Exercise details: In the listing below, locate the line with "Reproduce this chart" and the line with "plt.rcParams['font.family'] = ['Roboto', 'DejaVu", then output both and everything between them exactly, minus any pictures.
━━━━━━
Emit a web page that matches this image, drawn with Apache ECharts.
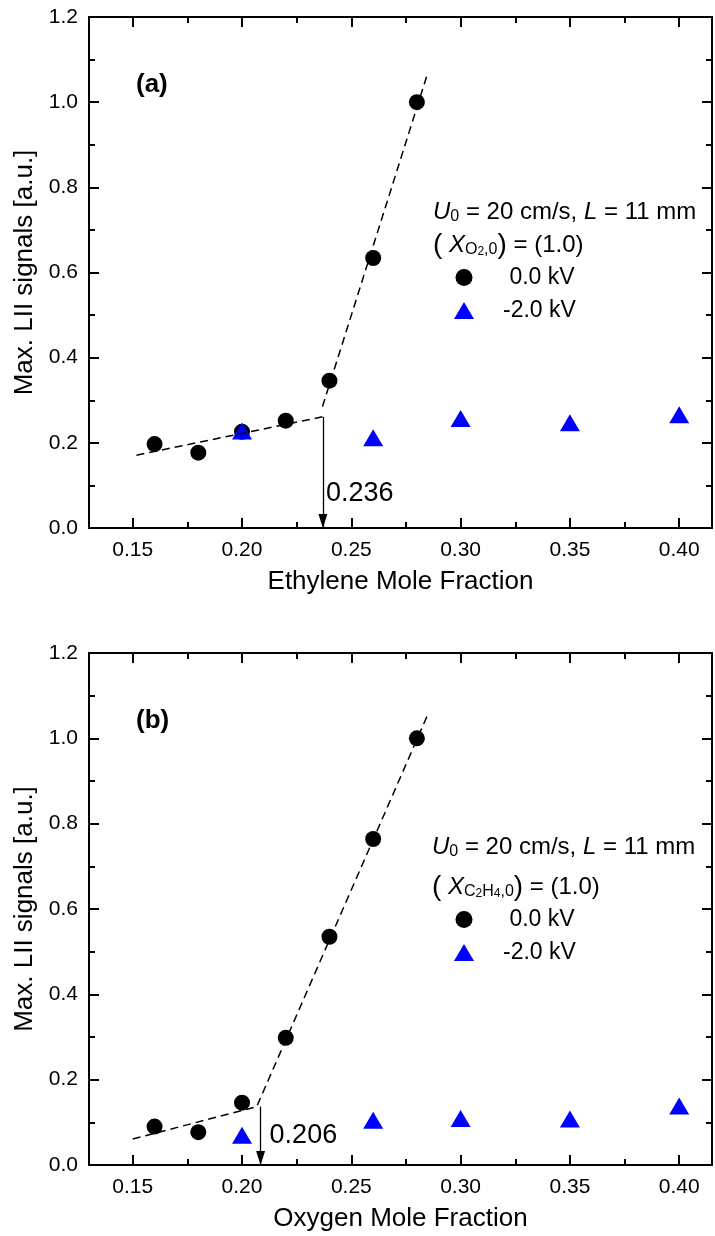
<!DOCTYPE html>
<html>
<head>
<meta charset="utf-8">
<title>Max. LII signals</title>
<script src="https://cdn.jsdelivr.net/npm/echarts@6/dist/echarts.min.js"></script>
<style>
  html, body { margin: 0; padding: 0; background: #fff; }
  #chart { width: 715px; height: 1236px; }
</style>
</head>
<body>
<div id="chart"></div>
<script>
// ticks on the mole fraction axis (both panels)
const xMajorTicks = [0.15, 0.20, 0.25, 0.30, 0.35, 0.40]
const xMinorTicks = [0.175, 0.225, 0.275, 0.325, 0.375]

// (a) ethylene mole fraction
const ethX0 = [0.16, 0.18, 0.20, 0.22, 0.24, 0.26, 0.28]
const ethLii0 = [0.197, 0.177, 0.226, 0.252, 0.346, 0.634, 1.0]
const ethX2 = [0.20, 0.26, 0.30, 0.35, 0.40]
const ethLii2 = [0.228, 0.212, 0.257, 0.247, 0.266]
const ethFitLow = [[0.1517, 0.171], [0.2368, 0.261]]
const ethFitHigh = [[0.2368, 0.285], [0.285, 1.069]]

// (b) oxygen mole fraction
const oxyX0 = [0.16, 0.18, 0.20, 0.22, 0.24, 0.26, 0.28]
const oxyLii0 = [0.090, 0.077, 0.146, 0.298, 0.535, 0.764, 1.0]
const oxyX2 = [0.20, 0.26, 0.30, 0.35, 0.40]
const oxyLii2 = [0.070, 0.105, 0.109, 0.108, 0.138]
const oxyFitLow = [[0.15, 0.061], [0.207, 0.137]]
const oxyFitHigh = [[0.207, 0.140], [0.285, 1.056]]

// break points marked with the arrows
const breakX = [0.237, 0.2085]
const breakTop = [0.261, 0.137]
const breakText = ['0.236', '0.206']

const seriesNames = ['0.0 kV', '-2.0 kV']

const FONT = '"Liberation Sans", Arial, sans-serif'
const black = '#000'
const blue = '#0000ff'

function pairs(xs, ys) {
    return xs.map((x, i) => [x, ys[i]])
}

//four x axes per grid: bottom/top, major/minor ticks
function makeXAxes(grid, title) {
    const base = {
        gridIndex: grid,
        type: 'value',
        min: 0.13,
        max: 0.415,
        splitLine: {show: false}
    }
    const line = {show: true, onZero: false, lineStyle: {color: black, width: 2}}
    const noLine = {show: false, onZero: false}
    const tick = (values, len) => ({
        show: true, inside: true, length: len, customValues: values,
        lineStyle: {color: black, width: 2}
    })
    return [
        {
            ...base, position: 'bottom', axisLine: line, axisTick: tick(xMajorTicks, 10),
            axisLabel: {
                customValues: xMajorTicks, formatter: v => v.toFixed(2),
                color: black, fontSize: 21, fontFamily: FONT, margin: 12
            },
            name: title, nameLocation: 'middle', nameGap: 41,
            nameTextStyle: {color: black, fontSize: 26, fontFamily: FONT}
        },
        {...base, position: 'bottom', axisLine: noLine, axisTick: tick(xMinorTicks, 6), axisLabel: {show: false}},
        {...base, position: 'top', axisLine: line, axisTick: tick(xMajorTicks, 10), axisLabel: {show: false}},
        {...base, position: 'top', axisLine: noLine, axisTick: tick(xMinorTicks, 6), axisLabel: {show: false}}
    ]
}

//left and right y axes per grid
function makeYAxes(grid) {
    const base = {
        gridIndex: grid,
        type: 'value',
        min: 0,
        max: 1.2,
        interval: 0.2,
        splitLine: {show: false},
        axisLine: {show: true, onZero: false, lineStyle: {color: black, width: 2}},
        axisTick: {show: true, inside: true, length: 10, lineStyle: {color: black, width: 2}},
        minorTick: {show: true, splitNumber: 2, length: 6, lineStyle: {color: black, width: 2}}
    }
    return [
        {
            ...base, position: 'left',
            axisLabel: {formatter: v => v.toFixed(1), color: black, fontSize: 21, fontFamily: FONT, margin: 11},
            name: 'Max. LII signals [a.u.]', nameLocation: 'middle', nameGap: 49,
            nameTextStyle: {color: black, fontSize: 26, fontFamily: FONT}
        },
        {...base, position: 'right', axisLabel: {show: false}}
    ]
}

//series of one panel
function makeSeries(grid, x0, y0, x2, y2, fitLow, fitHigh, labelY) {
    const axis = {xAxisIndex: grid * 4, yAxisIndex: grid * 2}
    const dashed = {color: black, width: 1.5, type: [8, 5]}
    return [
        {
            ...axis, type: 'line', data: fitLow, showSymbol: false, silent: true,
            lineStyle: dashed, itemStyle: {color: black},
            markLine: {
                silent: true,
                symbol: ['none', 'triangle'],
                symbolSize: [9, 14],
                symbolOffset: [0, [0, 7]],
                label: {show: false},
                lineStyle: {color: black, type: 'solid', width: 1.3},
                data: [[{coord: [breakX[grid], breakTop[grid]]}, {coord: [breakX[grid], 0]}]]
            }
        },
        {...axis, type: 'line', data: fitHigh, showSymbol: false, silent: true, lineStyle: dashed, itemStyle: {color: black}},
        {
            ...axis, type: 'scatter', name: seriesNames[0], data: pairs(x0, y0),
            symbol: 'circle', symbolSize: 16, itemStyle: {color: black, opacity: 1}
        },
        {
            ...axis, type: 'scatter', name: seriesNames[1], data: pairs(x2, y2),
            symbol: 'triangle', symbolSize: [20, 17], itemStyle: {color: blue, opacity: 1}
        },
        {
            //break value label next to the arrow
            ...axis, type: 'scatter', data: [[breakX[grid], labelY]], symbolSize: 0,
            itemStyle: {color: black, opacity: 1}, silent: true,
            label: {
                show: true, position: 'right', distance: grid === 0 ? 3 : 9,
                formatter: breakText[grid], color: black, opacity: 1, fontSize: 27, fontFamily: FONT
            }
        }
    ]
}

function makeLegend(top) {
    return {
        data: seriesNames,
        orient: 'vertical',
        left: 454,
        top: top,
        padding: 0,
        itemWidth: 20,
        itemHeight: 17,
        itemGap: 10,
        selectedMode: false,
        formatter: n => n[0] === '-' ? n : ' ' + n,
        textStyle: {color: black, fontSize: 23, lineHeight: 23, fontFamily: FONT, padding: [0, 0, 0, 24]}
    }
}

//condition text with italic symbols and subscripts
function condText(x, y, text) {
    return {
        type: 'text', x: x, y: y,
        style: {
            text: text, fill: black, fontSize: 24, fontFamily: FONT, verticalAlign: 'middle',
            rich: {
                i: {fontStyle: 'italic', fontSize: 24, fontFamily: FONT},
                p: {fontSize: 28, fontFamily: FONT},
                s: {fontSize: 16, fontFamily: FONT, padding: [9, 0, 0, 0]},
                ss: {fontSize: 12, fontFamily: FONT, padding: [13, 0, 0, 0]}
            }
        }
    }
}

const chart = echarts.init(document.getElementById('chart'), null, {renderer: 'canvas'})

const option = {
    animation: false,
    backgroundColor: '#fff',
    textStyle: {fontFamily: FONT},
    grid: [
        {left: 89, right: 3, top: 17, height: 511},
        {left: 89, right: 3, top: 653, height: 512}
    ],
    xAxis: [...makeXAxes(0, 'Ethylene Mole Fraction'), ...makeXAxes(1, 'Oxygen Mole Fraction')],
    yAxis: [...makeYAxes(0), ...makeYAxes(1)],
    legend: [makeLegend(266), makeLegend(908)],
    series: [
        ...makeSeries(0, ethX0, ethLii0, ethX2, ethLii2, ethFitLow, ethFitHigh, 0.08),
        ...makeSeries(1, oxyX0, oxyLii0, oxyX2, oxyLii2, oxyFitLow, oxyFitHigh, 0.07)
    ],
    graphic: [
        {type: 'text', x: 136, y: 85, style: {text: '(a)', fill: black, fontSize: 26, fontWeight: 'bold', fontFamily: FONT, verticalAlign: 'middle'}},
        {type: 'text', x: 136, y: 721, style: {text: '(b)', fill: black, fontSize: 26, fontWeight: 'bold', fontFamily: FONT, verticalAlign: 'middle'}},
        condText(433, 212, '{i|U}{s|0} = 20 cm/s, {i|L} = 11 mm'),
        condText(433, 245, '{p|(} {i|X}{s|O}{ss|2}{s|,0}{p|)} = (1.0)'),
        condText(432, 847, '{i|U}{s|0} = 20 cm/s, {i|L} = 11 mm'),
        condText(432, 887, '{p|(} {i|X}{s|C}{ss|2}{s|H}{ss|4}{s|,0}{p|)} = (1.0)')
    ]
}

chart.setOption(option)
</script>
</body>
</html>
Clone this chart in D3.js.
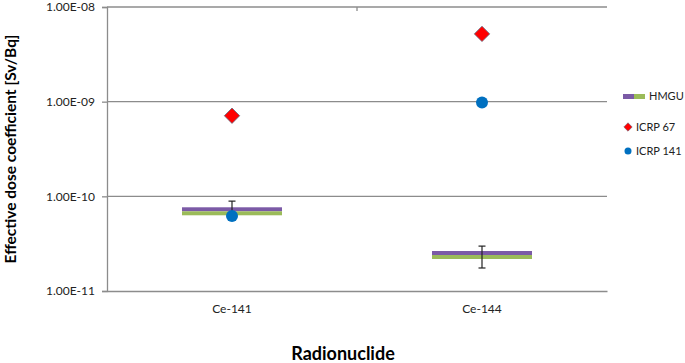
<!DOCTYPE html>
<meta charset="utf-8">
<html>
<head>
<style>
  body { margin: 0; background: #fff; font-family: Lato, "Open Sans", sans-serif; }
</style>
</head>
<body>
<div id="chart"></div>
<script src="https://d3js.org/d3.v7.min.js"></script>
<script>
// values
var nuclides = ["Ce-141", "Ce-144"]
var hmgu = [6.95e-11, 2.4e-11]
var hmguHigh = [8.9e-11, 2.98e-11]
var hmguLow = [6.3e-11, 1.75e-11]
var icrp67 = [7.1e-10, 5.2e-9]
var icrp141 = [6.2e-11, 9.8e-10]
var yTicks = [1e-11, 1e-10, 1e-9, 1e-8]
var yTickLabels = ["1.00E-11", "1.00E-10", "1.00E-09", "1.00E-08"]

var W = 685, H = 363
var margin = {top: 7, right: 78, bottom: 72, left: 107}
var width = W - margin.left - margin.right,
    height = H - margin.top - margin.bottom

var purple = "#7b5aa6", green = "#9bbb59", red = "#ff0000", blue = "#0070c0", axisCol = "#8c8c8c"

var svg = d3.select("#chart").append("svg")
    .attr("width", W).attr("height", H)
var g = svg.append("g")
    .attr("transform", "translate(" + margin.left + "," + margin.top + ")")

var x = d3.scaleBand().domain(nuclides).range([0, width])
var y = d3.scaleLog().domain([1e-11, 1e-8]).range([height, 0])

// gridlines
g.selectAll(".grid").data(yTicks.slice(1)).enter().append("line")
    .attr("x1", 0).attr("x2", width)
    .attr("y1", function(d) { return y(d) }).attr("y2", function(d) { return y(d) })
    .attr("stroke", axisCol).attr("stroke-width", 1.3)

// left axis
var yAxis = g.append("g")
    .call(d3.axisLeft(y).tickValues(yTicks).tickSize(5).tickPadding(7)
      .tickFormat(function(d, i) { return yTickLabels[i] }))
yAxis.select(".domain").attr("stroke", axisCol).attr("stroke-width", 1.3)
yAxis.selectAll(".tick line").attr("stroke", axisCol).attr("stroke-width", 1.3)
yAxis.selectAll("text").attr("font-family", "Lato, sans-serif").attr("font-size", 12).attr("fill", "#222")

// bottom axis
var xAxis = g.append("g").attr("transform", "translate(0," + height + ")")
    .call(d3.axisBottom(x).tickSize(0).tickPadding(13))
xAxis.select(".domain").attr("stroke", axisCol).attr("stroke-width", 1.3)
xAxis.selectAll("text").attr("font-family", "Lato, sans-serif").attr("font-size", 12).attr("fill", "#222")

// small category divider tick at top
g.append("line").attr("x1", width / 2).attr("x2", width / 2).attr("y1", 0).attr("y2", 4)
    .attr("stroke", axisCol).attr("stroke-width", 1.3)

// HMGU bars (purple over green)
var barW = 100
var hm = g.selectAll(".hmgu").data(nuclides).enter().append("g")
hm.append("rect")
    .attr("x", function(d) { return x(d) + x.bandwidth() / 2 - barW / 2 })
    .attr("y", function(d, i) { return y(hmgu[i]) - 4 })
    .attr("width", barW).attr("height", 4).attr("fill", purple)
hm.append("rect")
    .attr("x", function(d) { return x(d) + x.bandwidth() / 2 - barW / 2 })
    .attr("y", function(d, i) { return y(hmgu[i]) })
    .attr("width", barW).attr("height", 4).attr("fill", green)

// error bars
var err = g.selectAll(".err").data(nuclides).enter().append("g")
    .attr("stroke", "#222").attr("stroke-width", 1.2)
err.append("line")
    .attr("x1", function(d) { return x(d) + x.bandwidth() / 2 })
    .attr("x2", function(d) { return x(d) + x.bandwidth() / 2 })
    .attr("y1", function(d, i) { return y(hmguHigh[i]) })
    .attr("y2", function(d, i) { return y(hmguLow[i]) })
err.append("line")
    .attr("x1", function(d) { return x(d) + x.bandwidth() / 2 - 3.5 })
    .attr("x2", function(d) { return x(d) + x.bandwidth() / 2 + 3.5 })
    .attr("y1", function(d, i) { return y(hmguHigh[i]) })
    .attr("y2", function(d, i) { return y(hmguHigh[i]) })
err.append("line")
    .attr("x1", function(d) { return x(d) + x.bandwidth() / 2 - 3.5 })
    .attr("x2", function(d) { return x(d) + x.bandwidth() / 2 + 3.5 })
    .attr("y1", function(d, i) { return y(hmguLow[i]) })
    .attr("y2", function(d, i) { return y(hmguLow[i]) })

// ICRP 141 circles
g.selectAll(".c141").data(nuclides).enter().append("circle")
    .attr("cx", function(d) { return x(d) + x.bandwidth() / 2 })
    .attr("cy", function(d, i) { return y(icrp141[i]) })
    .attr("r", 6).attr("fill", blue)

// ICRP 67 diamonds
var diamond = d3.symbol().type(d3.symbolDiamond2).size(150)
g.selectAll(".c67").data(nuclides).enter().append("path")
    .attr("d", diamond)
    .attr("transform", function(d, i) {
      return "translate(" + (x(d) + x.bandwidth() / 2) + "," + y(icrp67[i]) + ")" })
    .attr("fill", red).attr("stroke", "#5a6a80").attr("stroke-width", 0.8)

// axis titles
svg.append("text")
    .attr("transform", "translate(16," + (margin.top + height / 2) + ") rotate(-90)")
    .attr("text-anchor", "middle")
    .attr("font-family", "Lato, sans-serif").attr("font-weight", "bold").attr("font-size", 15.5)
    .text("Effective dose coefficient [Sv/Bq]")
svg.append("text")
    .attr("x", 343).attr("y", 360)
    .attr("text-anchor", "middle")
    .attr("font-family", "Lato, sans-serif").attr("font-weight", "bold").attr("font-size", 18)
    .text("Radionuclide")

// legend
var lg = svg.append("g").attr("font-family", "Lato, sans-serif").attr("font-size", 11).attr("fill", "#222")
lg.append("rect").attr("x", 623).attr("y", 94).attr("width", 11).attr("height", 5).attr("fill", purple)
lg.append("rect").attr("x", 634).attr("y", 94).attr("width", 11).attr("height", 5).attr("fill", green)
lg.append("text").attr("x", 649).attr("y", 100).text("HMGU")
lg.append("path").attr("d", d3.symbol().type(d3.symbolDiamond2).size(45))
    .attr("transform", "translate(628,127)").attr("fill", red).attr("stroke", "#5a6a80").attr("stroke-width", 0.6)
lg.append("text").attr("x", 636).attr("y", 131).text("ICRP 67")
lg.append("circle").attr("cx", 628).attr("cy", 151).attr("r", 3.5).attr("fill", blue)
lg.append("text").attr("x", 636).attr("y", 155).text("ICRP 141")
</script>
</body>
</html>
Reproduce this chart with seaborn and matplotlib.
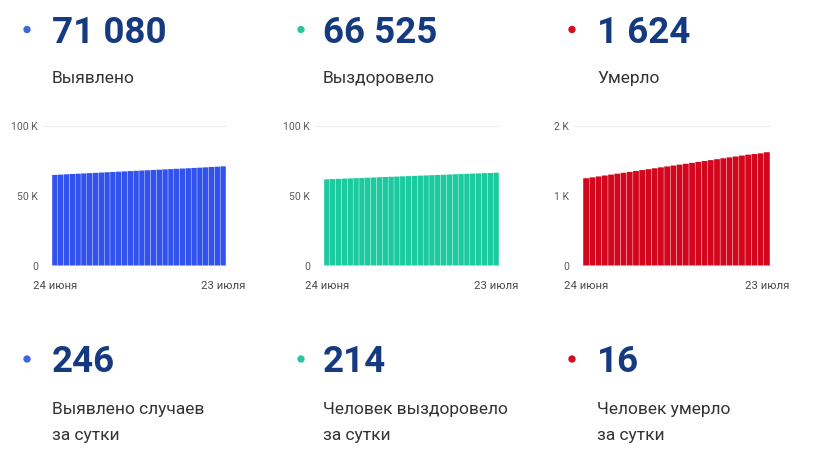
import matplotlib
matplotlib.use("Agg")
import matplotlib.pyplot as plt
import seaborn as sns
import pandas as pd

sns.set_style("white")
plt.rcParams['font.family'] = ['Roboto', 'DejaVu Sans']

# ---- data ----
days = list(range(1, 31))  # 24 June .. 23 July
x_tick_labels = ["24 июня", "23 июля"]

detected = [64950, 65150, 65370, 65580, 65800, 66010, 66220, 66420, 66630, 66840,
            67040, 67250, 67460, 67660, 67870, 68080, 68290, 68500, 68700, 68910,
            69110, 69320, 69520, 69730, 69940, 70150, 70360, 70600, 70834, 71080]
recovered = [61800, 61960, 62120, 62290, 62450, 62610, 62780, 62940, 63100, 63270,
             63430, 63590, 63760, 63920, 64080, 64250, 64410, 64570, 64740, 64900,
             65060, 65230, 65390, 65550, 65720, 65880, 66040, 66200, 66311, 66525]
deaths = [1251, 1264, 1277, 1290, 1303, 1316, 1329, 1342, 1355, 1368,
          1381, 1394, 1407, 1420, 1433, 1446, 1459, 1472, 1485, 1498,
          1511, 1524, 1537, 1550, 1563, 1576, 1589, 1598, 1608, 1624]

totals = ["71 080", "66 525", "1 624"]
total_labels = ["Выявлено", "Выздоровело", "Умерло"]
daily = ["246", "214", "16"]
daily_labels = [["Выявлено случаев", "за сутки"],
                ["Человек выздоровело", "за сутки"],
                ["Человек умерло", "за сутки"]]

series = [detected, recovered, deaths]
ymax = [100000, 100000, 2000]
yticks = [[0, 50000, 100000], [0, 50000, 100000], [0, 1000, 2000]]
ytick_labels = [["0", "50 K", "100 K"], ["0", "50 K", "100 K"], ["0", "1 K", "2 K"]]

bar_colors = ["#3152ec", "#1ccaa0", "#d2071d"]
dot_colors = ["#3f66de", "#2fc49f", "#d0101f"]
navy = "#163a80"
textgray = "#333333"

W, H = 820, 461
fig = plt.figure(figsize=(W / 100, H / 100), dpi=100)
fig.patch.set_facecolor("white")

def fx(px):
    return px / W

def fy(py):
    return 1 - py / H

# chart axes in pixel coords: (left, right)
chart_x = [(52, 226), (324, 499), (583, 770)]
chart_top, chart_bottom = 126, 265.5

for i in range(3):
    l, r = chart_x[i]
    ax = fig.add_axes([fx(l), fy(chart_bottom), (r - l) / W, (chart_bottom - chart_top) / H])
    df = pd.DataFrame({"day": days, "value": series[i]})
    sns.barplot(data=df, x="day", y="value", color=bar_colors[i], saturation=1,
                width=0.93, ax=ax, linewidth=0)
    for p in ax.patches:
        p.set_snap(False)
        p.set_antialiased(True)
    ax.set_xlim(-0.5, len(days) - 0.5)
    ax.set_ylim(0, ymax[i])
    ax.axhline(ymax[i], xmin=-0.05, xmax=1.0, color="#ececec", lw=0.8, clip_on=False, zorder=0)
    ax.set_yticks(yticks[i])
    ax.set_yticklabels(ytick_labels[i], fontsize=7.5, color="#5a5a5a")
    ax.set_xticks([0, len(days) - 1])
    ax.set_xticklabels(x_tick_labels, fontsize=8.2, color="#4a4a4a")
    ax.tick_params(axis="both", length=0)
    ax.tick_params(axis="y", pad=10)
    ax.tick_params(axis="x", pad=11)
    ax.set_xlabel("")
    ax.set_ylabel("")
    for s in ax.spines.values():
        s.set_visible(False)
    ax.set_facecolor("none")

# text overlay
text_x = [52, 323, 597]
dot_x = [27, 301, 572]
for i in range(3):
    fig.text(fx(text_x[i]), fy(43), totals[i], fontsize=26.5, fontweight="bold",
             color=navy, ha="left", va="baseline")
    fig.text(fx(text_x[i]), fy(83), total_labels[i], fontsize=12.5,
             color=textgray, ha="left", va="baseline")
    fig.text(fx(text_x[i]), fy(372), daily[i], fontsize=26.5, fontweight="bold",
             color=navy, ha="left", va="baseline")
    fig.text(fx(text_x[i]), fy(414), daily_labels[i][0], fontsize=12.5,
             color=textgray, ha="left", va="baseline")
    fig.text(fx(text_x[i]), fy(440), daily_labels[i][1], fontsize=12.5,
             color=textgray, ha="left", va="baseline")

overlay = fig.add_axes([0, 0, 1, 1], facecolor="none")
overlay.set_xlim(0, W)
overlay.set_ylim(H, 0)
overlay.axis("off")
overlay.scatter(dot_x, [29.5] * 3, s=28, c=dot_colors, linewidths=0)
overlay.scatter(dot_x, [359] * 3, s=28, c=dot_colors, linewidths=0)

fig.savefig("out.png", dpi=100, facecolor="white")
━━━━━━
Exercise result:
Reproduce this chart with seaborn and matplotlib.
import matplotlib
matplotlib.use("Agg")
import matplotlib.pyplot as plt
import seaborn as sns
import pandas as pd

sns.set_style("white")
plt.rcParams['font.family'] = ['Roboto', 'DejaVu Sans']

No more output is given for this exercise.